**Description of the task**
Give the listing again exactly, omitting its images.

* begin *

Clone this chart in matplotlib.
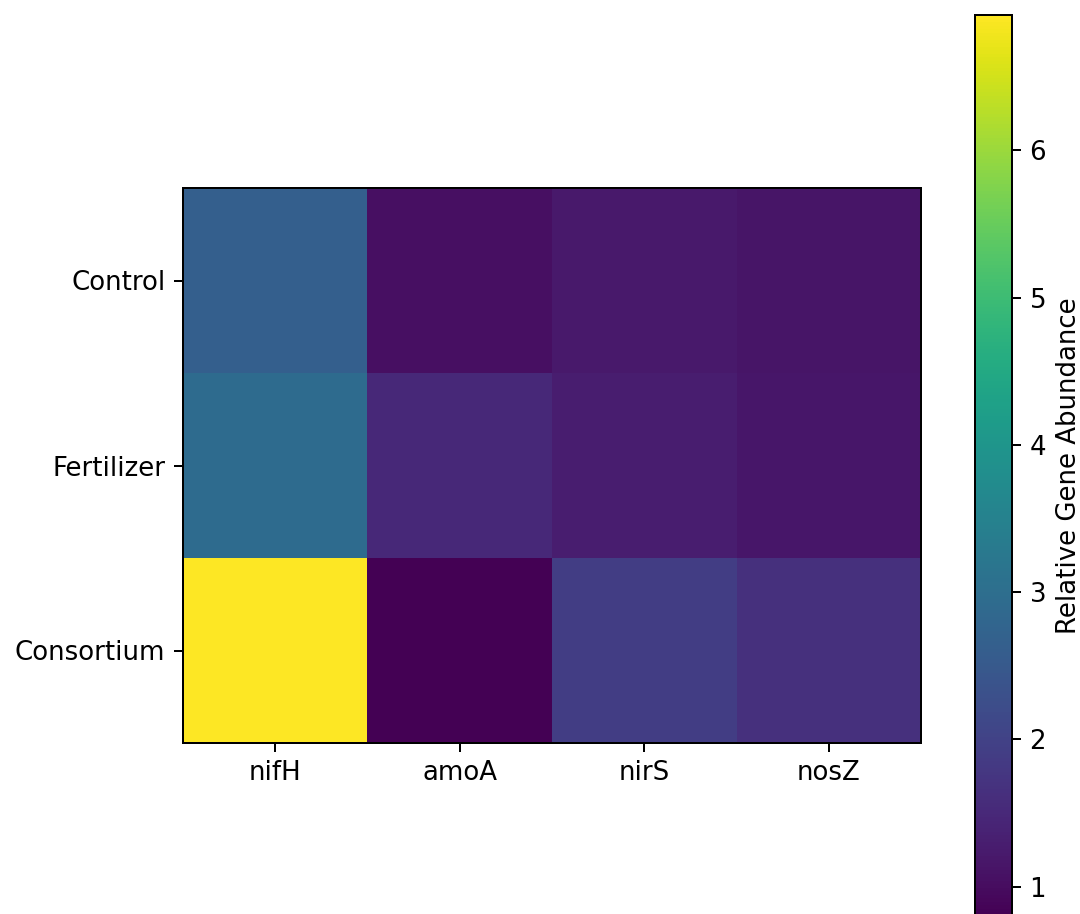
import matplotlib
matplotlib.use("Agg")
import matplotlib.pyplot as plt
import numpy as np

treatments = ["Control", "Fertilizer", "Consortium"]
genes = ["nifH", "amoA", "nirS", "nosZ"]
control_vals = [2.65, 1.05, 1.22, 1.15]
fertilizer_vals = [2.95, 1.50, 1.28, 1.18]
consortium_vals = [6.92, 0.80, 1.90, 1.65]
cbar_label = "Relative Gene Abundance"

data = np.array([control_vals, fertilizer_vals, consortium_vals])

plt.rcParams["font.size"] = 10.4
fig = plt.figure(figsize=(6, 914 / 180), dpi=180)
ax = fig.add_axes([183 / 1080, 171 / 914, 738 / 1080, 555 / 914])
im = ax.imshow(data, cmap="viridis", aspect="auto")
ax.set_xticks(range(len(genes)))
ax.set_xticklabels(genes)
ax.set_yticks(range(len(treatments)))
ax.set_yticklabels(treatments)

cax = fig.add_axes([975 / 1080, -2 / 914, 37 / 1080, 901 / 914])
cb = fig.colorbar(im, cax=cax)
cb.set_label(cbar_label)

fig.savefig("out.png", dpi=180)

* end *

**Solution for this problem**
Clone this chart in matplotlib.
import matplotlib
matplotlib.use("Agg")
import matplotlib.pyplot as plt
import numpy as np

treatments = ["Control", "Fertilizer", "Consortium"]
genes = ["nifH", "amoA", "nirS", "nosZ"]
control_vals = [2.65, 1.05, 1.22, 1.15]
fertilizer_vals = [2.95, 1.50, 1.28, 1.18]
consortium_vals = [6.92, 0.80, 1.90, 1.65]
cbar_label = "Relative Gene Abundance"

data = np.array([control_vals, fertilizer_vals, consortium_vals])

plt.rcParams["font.size"] = 10.4
fig = plt.figure(figsize=(6, 914 / 180), dpi=180)
ax = fig.add_axes([183 / 1080, 171 / 914, 738 / 1080, 555 / 914])
im = ax.imshow(data, cmap="viridis", aspect="auto")
ax.set_xticks(range(len(genes)))
ax.set_xticklabels(genes)
ax.set_yticks(range(len(treatments)))
ax.set_yticklabels(treatments)

cax = fig.add_axes([975 / 1080, -2 / 914, 37 / 1080, 901 / 914])
cb = fig.colorbar(im, cax=cax)
cb.set_label(cbar_label)

fig.savefig("out.png", dpi=180)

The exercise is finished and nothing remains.